Hollywood is trapped into the dogma of CGI-ing the heck out of everything and thinking the movie-going public will always marvel at the amazing things that can be done with animation, and never stop to actually examine the plot. Same as a lot of businesses get trapped into trends like Acai berries, which are cheap to manufacture  and promise untold value, but eventually fizzle out and get replaced with something else.

Takeaway for SMEs:

You can only pull the wool over a consumer’s eyes for so long. Quality at a reasonable price has never been more of a reality than it is today — and what’s popular and trendy today likely won’t be tomorrow.
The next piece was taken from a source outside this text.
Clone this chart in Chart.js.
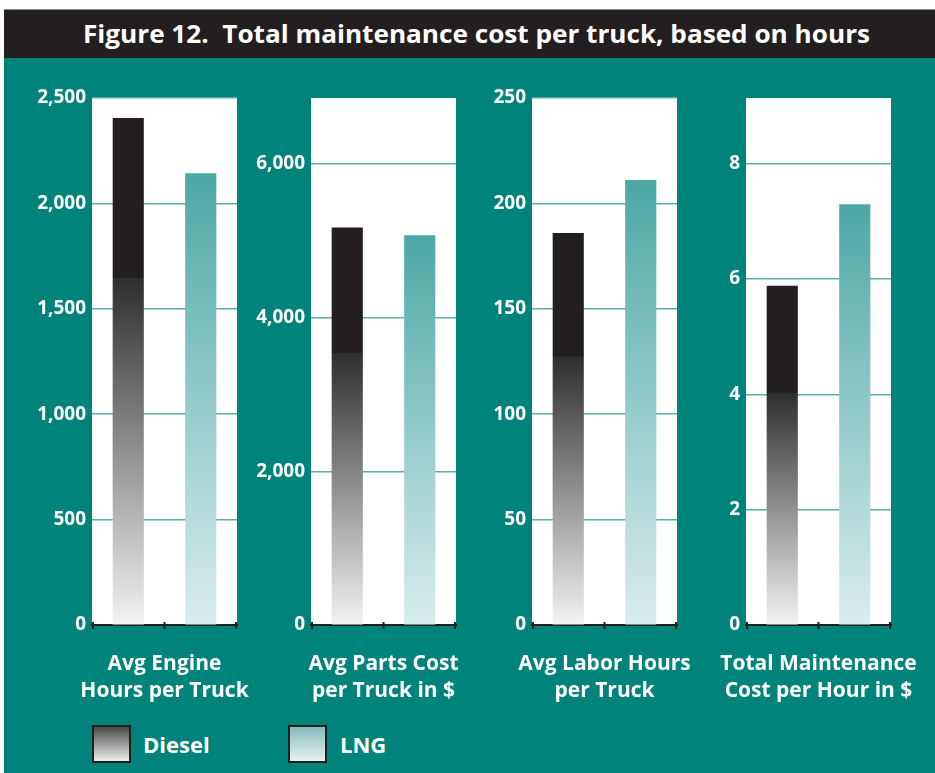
<!DOCTYPE html>
<html>
<head>
<meta charset="utf-8">
<script src="https://cdn.jsdelivr.net/npm/chart.js@4/dist/chart.umd.min.js"></script>
<style>
  html, body { margin: 0; padding: 0; background: #ffffff; }
  body { width: 935px; height: 773px; position: relative; overflow: hidden; font-family: 'Open Sans', sans-serif; }
  #frame { position: absolute; left: 4px; top: 9px; width: 931px; height: 764px; background: #00837a; }
  #band { position: absolute; left: 4px; top: 9px; width: 931px; height: 49px; background: #231f20; border-top: 1px solid #8a8a8a; box-sizing: border-box; }
  #title { position: absolute; left: 83px; top: 21px; font-size: 25px; line-height: 25px; font-weight: 700; color: #ffffff; white-space: nowrap; transform-origin: 0 0; }
  .panel { position: absolute; top: 78px; width: 240px; height: 625px; }
  .legbox { position: absolute; top: 725px; width: 39px; height: 38px; box-sizing: border-box; border: 2px solid #231f20; }
  .legtxt { position: absolute; top: 733px; font-size: 22px; line-height: 22px; font-weight: 700; color: #ffffff; white-space: nowrap; }
</style>
</head>
<body>
<div id="frame"></div>
<div id="band"></div>
<div id="title">Figure 12.&nbsp; Total maintenance cost per truck, based on hours</div>

<div class="panel" style="left:32px"><canvas id="c0" width="240" height="625"></canvas></div>
<div class="panel" style="left:251px"><canvas id="c1" width="240" height="625"></canvas></div>
<div class="panel" style="left:472px"><canvas id="c2" width="240" height="625"></canvas></div>
<div class="panel" style="left:686px"><canvas id="c3" width="240" height="625"></canvas></div>

<div class="legbox" style="left:92px; background: linear-gradient(#4a4a4a, #ececec);"></div>
<div class="legtxt" style="left:143px">Diesel</div>
<div class="legbox" style="left:288px; background: linear-gradient(#86bcbb, #e4f1f0);"></div>
<div class="legtxt" style="left:340px">LNG</div>

<script>
// ---- data ----
const categories = ['Diesel', 'LNG'];
const engineHoursPerTruck = [2403, 2142];
const partsCostPerTruck = [5170, 5068];
const laborHoursPerTruck = [185.8, 210.9];
const costPerHour = [5.88, 7.29];
const panelTitles = [
  ['Avg Engine', 'Hours per Truck'],
  ['Avg Parts Cost', 'per Truck in $'],
  ['Avg Labor Hours', 'per Truck'],
  ['Total Maintenance', 'Cost per Hour in $']
];
const axisMax = [2500, 6860, 250, 9.14];
const axisStep = [500, 2000, 50, 2];

// ---- title fit ----
(function () {
  const t = document.getElementById('title');
  const w = t.getBoundingClientRect().width;
  t.style.transform = 'scaleX(' + (787 / w) + ')';
})();

Chart.defaults.font.family = "'Open Sans', sans-serif";

const plotBg = {
  id: 'plotBg',
  beforeDraw(chart) {
    const { ctx, chartArea: a } = chart;
    ctx.save();
    ctx.fillStyle = '#ffffff';
    ctx.fillRect(a.left, a.top, a.right - a.left, a.bottom - a.top);
    ctx.restore();
  }
};

const panelTitle = {
  id: 'panelTitle',
  afterDraw(chart, args, opts) {
    const { ctx, chartArea: a } = chart;
    const cx = (a.left + a.right) / 2;
    ctx.save();
    ctx.fillStyle = '#ffffff';
    ctx.font = "bold 21px 'Open Sans'";
    ctx.textAlign = 'center';
    ctx.textBaseline = 'alphabetic';
    (opts.lines || []).forEach((t, k) => ctx.fillText(t, cx, a.bottom + 45 + 27 * k));
    // tick marks crossing the axis line at category boundaries
    const xs = chart.scales.x;
    ctx.strokeStyle = '#231f20';
    ctx.lineWidth = 2;
    [a.left + 1, (a.left + a.right) / 2, a.right - 1].forEach(x => {
      ctx.beginPath();
      ctx.moveTo(x, a.bottom - 3);
      ctx.lineTo(x, a.bottom + 4);
      ctx.stroke();
    });
    ctx.restore();
  }
};

function barFill(context) {
  const chart = context.chart;
  if (!chart.chartArea) return '#231f20';
  const y = chart.scales.y;
  const top = y.getPixelForValue(context.raw);
  const bot = y.getPixelForValue(0);
  const g = chart.ctx.createLinearGradient(0, bot, 0, top);
  if (context.dataIndex === 0) {
    g.addColorStop(0, '#f3f3f3');
    g.addColorStop(0.685, '#2e2e2e');
    g.addColorStop(0.686, '#231f20');
    g.addColorStop(1, '#231f20');
  } else {
    g.addColorStop(0, '#d9eded');
    g.addColorStop(1, '#4ca8a4');
  }
  return g;
}

const series = [engineHoursPerTruck, partsCostPerTruck, laborHoursPerTruck, costPerHour];

series.forEach((vals, i) => {
  const step = axisStep[i];
  const max = axisMax[i];
  new Chart(document.getElementById('c' + i), {
    type: 'bar',
    data: {
      labels: categories,
      datasets: [{ data: vals, backgroundColor: barFill, borderWidth: 0, barThickness: 30.5 }]
    },
    plugins: [plotBg, panelTitle],
    options: {
      responsive: false,
      animation: false,
      layout: { padding: { top: 20, right: 35, bottom: 0, left: 0 } },
      plugins: {
        legend: { display: false },
        tooltip: { enabled: false },
        panelTitle: { lines: panelTitles[i] }
      },
      scales: {
        x: {
          type: 'category',
          offset: true,
          grid: { offset: true, drawOnChartArea: false, drawTicks: false, color: '#231f20', lineWidth: 2 },
          border: { display: true, color: '#231f20', width: 2 },
          ticks: { display: false },
          title: { display: false },
          afterFit: s => { s.height = 78; }
        },
        y: {
          min: 0,
          max: max,
          ticks: {
            color: '#ffffff',
            font: { size: 19, weight: 'bold' },
            padding: 6,
            callback: v => Number(v).toLocaleString('en-US')
          },
          afterBuildTicks: s => {
            const t = [];
            for (let k = 0; k * step <= max + 1e-9; k++) t.push({ value: k * step });
            s.ticks = t;
          },
          grid: { color: '#5aaea9', lineWidth: 1.5, drawTicks: false },
          border: { display: false },
          afterFit: s => { s.width = 60; }
        }
      }
    }
  });
});
</script>
</body>
</html>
Putting a pretty bow on something and slapping a high price on it doesn’t work in the digital-fuelled world we all live and breathe in:

  1. Current customers may stay loyal for a while, but they can only overlook so many flaws in your offering.
  2. Word gets around on social media (etc.,) leading to a poor reputation, increased acquisition costs, and eventual death of your brand.
  3. Competition will find ways to fix your quality offering, giving  customers the value they want, and profiting from your short-comings.

What’s your take?

Do you think the points I’ve made actually translate to small business?

Is Hollywood doomed in light of what streamers like Netflix, Amazon, and Hulu are doing with their original programming?